- DIRECTIVE: Within the material below, locate the line with "Rebuild this chart" and the line with "ax.spines[s].set_linewidth(1.3)", then return those two lines and all lines between them, exactly as written.

- SUPPLIED RECORDS:
::::
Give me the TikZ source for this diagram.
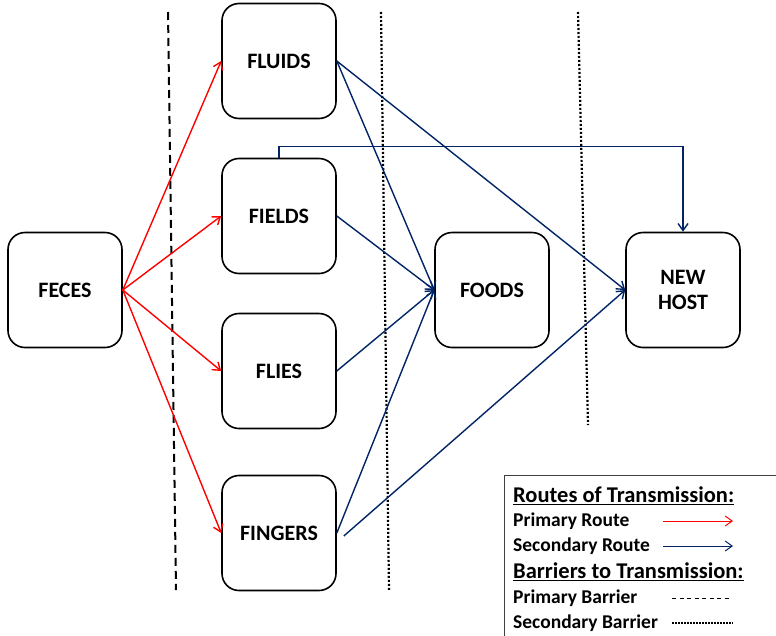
::::
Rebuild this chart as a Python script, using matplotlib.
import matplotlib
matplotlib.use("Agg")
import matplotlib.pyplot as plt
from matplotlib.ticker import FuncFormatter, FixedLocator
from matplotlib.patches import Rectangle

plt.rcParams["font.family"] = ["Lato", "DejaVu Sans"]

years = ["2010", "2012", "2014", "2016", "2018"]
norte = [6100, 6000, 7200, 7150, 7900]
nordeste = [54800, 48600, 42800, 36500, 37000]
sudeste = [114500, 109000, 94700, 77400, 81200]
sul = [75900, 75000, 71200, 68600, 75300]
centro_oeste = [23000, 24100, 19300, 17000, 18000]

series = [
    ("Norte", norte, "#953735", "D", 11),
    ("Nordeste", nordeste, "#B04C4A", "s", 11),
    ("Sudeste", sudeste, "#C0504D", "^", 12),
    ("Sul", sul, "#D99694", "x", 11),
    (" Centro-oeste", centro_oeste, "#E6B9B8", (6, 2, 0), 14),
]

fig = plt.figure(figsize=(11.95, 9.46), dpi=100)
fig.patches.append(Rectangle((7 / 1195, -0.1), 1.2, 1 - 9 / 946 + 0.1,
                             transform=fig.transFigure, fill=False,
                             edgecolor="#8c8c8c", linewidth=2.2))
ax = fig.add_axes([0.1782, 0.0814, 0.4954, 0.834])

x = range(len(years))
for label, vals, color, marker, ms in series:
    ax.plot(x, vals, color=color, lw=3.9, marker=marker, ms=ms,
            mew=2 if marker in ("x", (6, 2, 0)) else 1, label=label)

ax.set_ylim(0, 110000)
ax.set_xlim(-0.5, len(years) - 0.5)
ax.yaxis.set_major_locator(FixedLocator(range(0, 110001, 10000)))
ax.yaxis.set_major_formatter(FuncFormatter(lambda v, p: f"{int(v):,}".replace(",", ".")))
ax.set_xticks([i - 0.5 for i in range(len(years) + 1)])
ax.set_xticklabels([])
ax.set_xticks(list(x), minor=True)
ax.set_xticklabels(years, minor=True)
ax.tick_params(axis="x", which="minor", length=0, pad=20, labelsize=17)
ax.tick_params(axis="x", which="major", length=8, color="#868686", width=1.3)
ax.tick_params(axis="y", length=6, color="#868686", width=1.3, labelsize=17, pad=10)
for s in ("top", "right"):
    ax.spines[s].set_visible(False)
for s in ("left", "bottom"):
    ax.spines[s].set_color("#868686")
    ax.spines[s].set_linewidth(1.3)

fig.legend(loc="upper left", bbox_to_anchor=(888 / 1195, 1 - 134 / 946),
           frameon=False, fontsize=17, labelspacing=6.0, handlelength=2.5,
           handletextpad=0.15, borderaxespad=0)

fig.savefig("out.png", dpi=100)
::::
- COMPLETED EXERCISE:
Rebuild this chart as a Python script, using matplotlib.
import matplotlib
matplotlib.use("Agg")
import matplotlib.pyplot as plt
from matplotlib.ticker import FuncFormatter, FixedLocator
from matplotlib.patches import Rectangle

plt.rcParams["font.family"] = ["Lato", "DejaVu Sans"]

years = ["2010", "2012", "2014", "2016", "2018"]
norte = [6100, 6000, 7200, 7150, 7900]
nordeste = [54800, 48600, 42800, 36500, 37000]
sudeste = [114500, 109000, 94700, 77400, 81200]
sul = [75900, 75000, 71200, 68600, 75300]
centro_oeste = [23000, 24100, 19300, 17000, 18000]

series = [
    ("Norte", norte, "#953735", "D", 11),
    ("Nordeste", nordeste, "#B04C4A", "s", 11),
    ("Sudeste", sudeste, "#C0504D", "^", 12),
    ("Sul", sul, "#D99694", "x", 11),
    (" Centro-oeste", centro_oeste, "#E6B9B8", (6, 2, 0), 14),
]

fig = plt.figure(figsize=(11.95, 9.46), dpi=100)
fig.patches.append(Rectangle((7 / 1195, -0.1), 1.2, 1 - 9 / 946 + 0.1,
                             transform=fig.transFigure, fill=False,
                             edgecolor="#8c8c8c", linewidth=2.2))
ax = fig.add_axes([0.1782, 0.0814, 0.4954, 0.834])

x = range(len(years))
for label, vals, color, marker, ms in series:
    ax.plot(x, vals, color=color, lw=3.9, marker=marker, ms=ms,
            mew=2 if marker in ("x", (6, 2, 0)) else 1, label=label)

ax.set_ylim(0, 110000)
ax.set_xlim(-0.5, len(years) - 0.5)
ax.yaxis.set_major_locator(FixedLocator(range(0, 110001, 10000)))
ax.yaxis.set_major_formatter(FuncFormatter(lambda v, p: f"{int(v):,}".replace(",", ".")))
ax.set_xticks([i - 0.5 for i in range(len(years) + 1)])
ax.set_xticklabels([])
ax.set_xticks(list(x), minor=True)
ax.set_xticklabels(years, minor=True)
ax.tick_params(axis="x", which="minor", length=0, pad=20, labelsize=17)
ax.tick_params(axis="x", which="major", length=8, color="#868686", width=1.3)
ax.tick_params(axis="y", length=6, color="#868686", width=1.3, labelsize=17, pad=10)
for s in ("top", "right"):
    ax.spines[s].set_visible(False)
for s in ("left", "bottom"):
    ax.spines[s].set_color("#868686")
    ax.spines[s].set_linewidth(1.3)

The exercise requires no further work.